Classification Flashcards
week 7
classification probabilities
P(class|features) we’re essentially trying to understand the likelihood of an observation belonging to a particular class given its features.
Approaches to Classifcation
Generative classifiers:.
Generative classifiers try to understand how data is generated, modeling both the features and the classes together.
These generate probabilities P(class|predictors) by first estimating other distributions.
Rely on statistical theory like Bayes theorem.
Discriminative classifiers:
Discriminative classifiers focus on predicting the class directly based on the observed features, without necessarily understanding the underlying data generation process.
Estimate P(class|predictors) directly.
Also referred to as conditional classifiers.

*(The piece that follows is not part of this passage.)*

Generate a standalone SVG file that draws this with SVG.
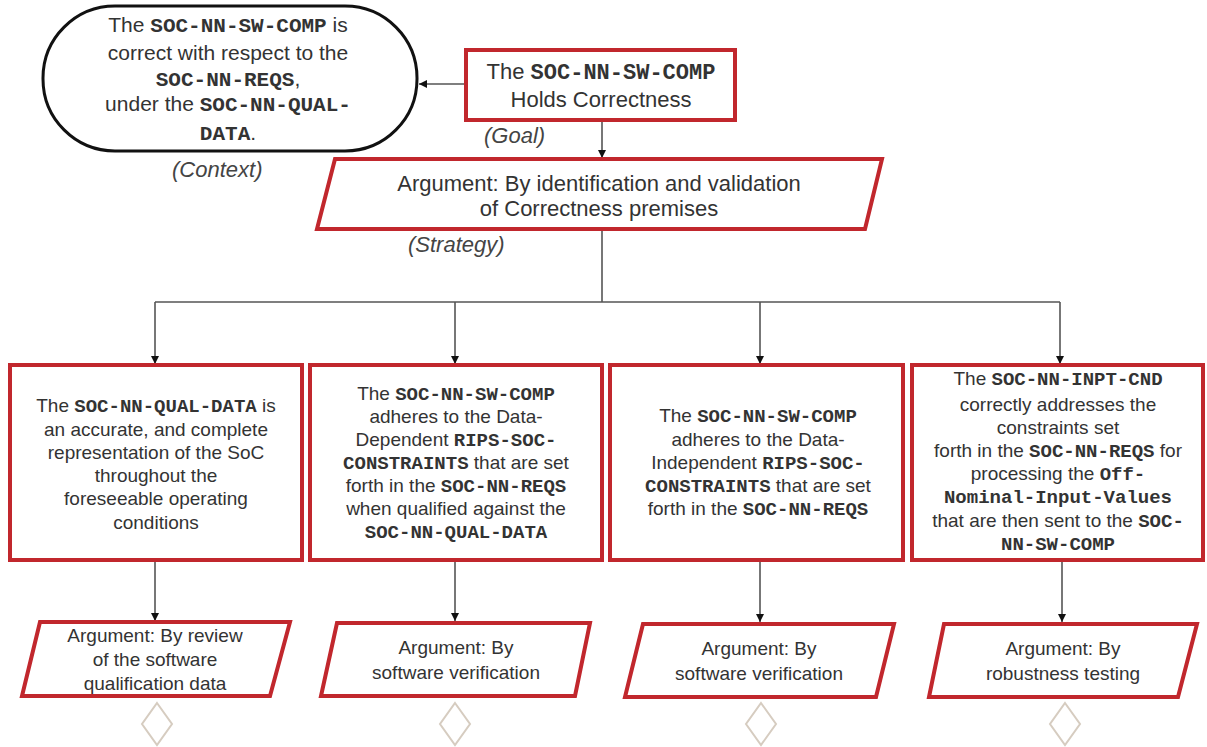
<svg xmlns="http://www.w3.org/2000/svg" width="1207" height="747" viewBox="0 0 1207 747">
<style>
  .red { fill: #ffffff; stroke: #c1272d; stroke-width: 4; stroke-linejoin: miter; }
  .ctx { fill: #ffffff; stroke: #111111; stroke-width: 3; }
  .conn { fill: none; stroke: #555555; stroke-width: 1.6; }
  .dia { fill: none; stroke: #d6ccc0; stroke-width: 2; }
  text { font-family: "Liberation Sans", Arial, sans-serif; fill: #333333; text-anchor: middle; }
  .t19 { font-size: 19px; }
  .t21 { font-size: 21px; }
  .t22 { font-size: 22px; }
  .m { font-family: "Liberation Mono", "Courier New", monospace; font-weight: bold; }
  .lbl { font-style: italic; font-size: 22px; fill: #444444; text-anchor: start; }
</style>
<defs>
  <marker id="arr" markerWidth="9" markerHeight="9" refX="8" refY="4" orient="auto" markerUnits="userSpaceOnUse">
    <path d="M0,0 L8,4 L0,8 z" fill="#111111"/>
  </marker>
</defs>

<g id="connectors">
  <line class="conn" x1="466" y1="84" x2="419" y2="84" marker-end="url(#arr)"/>
  <line class="conn" x1="602" y1="120" x2="602" y2="158" marker-end="url(#arr)"/>
  <line class="conn" x1="602" y1="229" x2="602" y2="302"/>
  <line class="conn" x1="155" y1="302" x2="1060" y2="302"/>
  <line class="conn" x1="155" y1="302" x2="155" y2="364" marker-end="url(#arr)"/>
  <line class="conn" x1="455" y1="302" x2="455" y2="364" marker-end="url(#arr)"/>
  <line class="conn" x1="760" y1="302" x2="760" y2="364" marker-end="url(#arr)"/>
  <line class="conn" x1="1060" y1="302" x2="1060" y2="364" marker-end="url(#arr)"/>
  <line class="conn" x1="155" y1="560" x2="155" y2="621" marker-end="url(#arr)"/>
  <line class="conn" x1="455" y1="560" x2="455" y2="621" marker-end="url(#arr)"/>
  <line class="conn" x1="760" y1="560" x2="760" y2="622" marker-end="url(#arr)"/>
  <line class="conn" x1="1062" y1="560" x2="1062" y2="622" marker-end="url(#arr)"/>
</g>

<g id="context">
  <rect class="ctx" x="43" y="6" width="374" height="145" rx="72" ry="72"/>
  <text class="t21" x="228" y="32">The <tspan class="m">SOC-NN-SW-COMP</tspan>  is</text>
  <text class="t21" x="228" y="60">correct with respect to the</text>
  <text class="t21" x="228" y="86"><tspan class="m">SOC-NN-REQS</tspan>,</text>
  <text class="t21" x="228" y="111">under the <tspan class="m">SOC-NN-QUAL-</tspan></text>
  <text class="t21" x="228" y="140"><tspan class="m">DATA</tspan>.</text>
  <text class="lbl" x="172" y="177">(Context)</text>
</g>

<g id="goal">
  <rect class="red" x="466" y="50" width="269" height="70"/>
  <text class="t22" x="601" y="79">The <tspan class="m">SOC-NN-SW-COMP</tspan></text>
  <text class="t22" x="601" y="107">Holds Correctness</text>
  <text class="lbl" x="484" y="143">(Goal)</text>
</g>

<g id="strategy">
  <polygon class="red" points="335,159 882,159 865,229 317,229"/>
  <text class="t22" x="599" y="191">Argument: By identification and validation</text>
  <text class="t22" x="599" y="216">of Correctness premises</text>
  <text class="lbl" x="408" y="252">(Strategy)</text>
</g>

<g id="claim1">
  <rect class="red" x="10" y="365" width="292" height="195"/>
  <text class="t19" x="156" y="412">The <tspan class="m">SOC-NN-QUAL-DATA</tspan> is</text>
  <text class="t19" x="156" y="436">an accurate, and complete</text>
  <text class="t19" x="156" y="459">representation of the SoC</text>
  <text class="t19" x="156" y="482">throughout  the</text>
  <text class="t19" x="156" y="505">foreseeable operating</text>
  <text class="t19" x="156" y="529">conditions</text>
</g>

<g id="claim2">
  <rect class="red" x="310" y="365" width="292" height="195"/>
  <text class="t19" x="456" y="400">The <tspan class="m">SOC-NN-SW-COMP</tspan></text>
  <text class="t19" x="456" y="423">adheres to the Data-</text>
  <text class="t19" x="456" y="446">Dependent <tspan class="m">RIPS-SOC-</tspan></text>
  <text class="t19" x="456" y="469"><tspan class="m">CONSTRAINTS</tspan> that are set</text>
  <text class="t19" x="456" y="492">forth in the <tspan class="m">SOC-NN-REQS</tspan></text>
  <text class="t19" x="456" y="515">when qualified against the</text>
  <text class="t19" x="456" y="538"><tspan class="m">SOC-NN-QUAL-DATA</tspan></text>
</g>

<g id="claim3">
  <rect class="red" x="610" y="365" width="293" height="195"/>
  <text class="t19" x="758" y="422">The <tspan class="m">SOC-NN-SW-COMP</tspan></text>
  <text class="t19" x="758" y="446">adheres to the Data-</text>
  <text class="t19" x="758" y="469">Independent <tspan class="m">RIPS-SOC-</tspan></text>
  <text class="t19" x="758" y="492"><tspan class="m">CONSTRAINTS</tspan> that are set</text>
  <text class="t19" x="758" y="515">forth in the <tspan class="m">SOC-NN-REQS</tspan></text>
</g>

<g id="claim4">
  <rect class="red" x="912" y="365" width="291" height="195"/>
  <text class="t19" x="1058" y="385">The <tspan class="m">SOC-NN-INPT-CND</tspan></text>
  <text class="t19" x="1058" y="411">correctly addresses the</text>
  <text class="t19" x="1058" y="434">constraints set</text>
  <text class="t19" x="1058" y="457">forth in the <tspan class="m">SOC-NN-REQS</tspan> for</text>
  <text class="t19" x="1058" y="480">processing the <tspan class="m">Off-</tspan></text>
  <text class="t19" x="1058" y="503"><tspan class="m">Nominal-Input-Values</tspan></text>
  <text class="t19" x="1058" y="527">that are then sent to the <tspan class="m">SOC-</tspan></text>
  <text class="t19" x="1058" y="550"><tspan class="m">NN-SW-COMP</tspan></text>
</g>

<g id="arg1">
  <polygon class="red" points="40,622 290,622 270,696 22,696"/>
  <text class="t19" x="155" y="642">Argument:  By review</text>
  <text class="t19" x="155" y="666">of the software</text>
  <text class="t19" x="155" y="690">qualification data</text>
</g>

<g id="arg2">
  <polygon class="red" points="337,623 590,623 575,696 321,696"/>
  <text class="t19" x="456" y="654">Argument:  By</text>
  <text class="t19" x="456" y="679">software verification</text>
</g>

<g id="arg3">
  <polygon class="red" points="643,624 894,624 876,697 625,697"/>
  <text class="t19" x="759" y="655">Argument:  By</text>
  <text class="t19" x="759" y="680">software verification</text>
</g>

<g id="arg4">
  <polygon class="red" points="944,624 1197,624 1178,697 929,697"/>
  <text class="t19" x="1063" y="655">Argument:  By</text>
  <text class="t19" x="1063" y="680">robustness testing</text>
</g>

<g id="undev1"><polygon class="dia" points="157,703 172,724 157,745 142,724"/></g>
<g id="undev2"><polygon class="dia" points="455,703 470,724 455,745 440,724"/></g>
<g id="undev3"><polygon class="dia" points="761,703 776,724 761,745 746,724"/></g>
<g id="undev4"><polygon class="dia" points="1065,703 1080,724 1065,745 1050,724"/></g>
</svg>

prior probability for a class
The “prior probability for a class” refers to the probability of a particular class occurring before considering any evidence or features. It represents our initial belief or assumption about the likelihood of each class before we observe any data.
Bayes’ Theorem
Bayes’ Theorem to determine the probability of a class given a set of features (or a feature vector).
Posterior Probability for a Class:
P(j∣x) represents the probability of class j given a feature vector x. This is what we want to find out—it’s like the updated probability of each class after we’ve observed the features.
misclassification rate
The performance of a classifier is usually measured by its misclassification rate. The misclassification rate is the proportion of observations assigned to the wrong class.
Linear Discriminant Analysis
Linear Discriminant Analysis
- Linear Discriminant Analysis is often abbreviated to LDA.
- LDA applicable when all the features are quantifiable.
- We assume that fj is a (joint) normal probability distribution.
- In addition, we assume that the covariance matrix is the same from class to class.
- The classes are differentiated by locations of their means.
Kernel Discriminant Analysis (KDA):
KDA extends LDA by allowing for more complex, nonlinear decision boundaries between classes. It achieves this by mapping the data into a higher-dimensional space using a kernel function. KDA essentially “lifts” the data into a higher-dimensional space where the classes might be more easily separable and then applies LDA in this new space.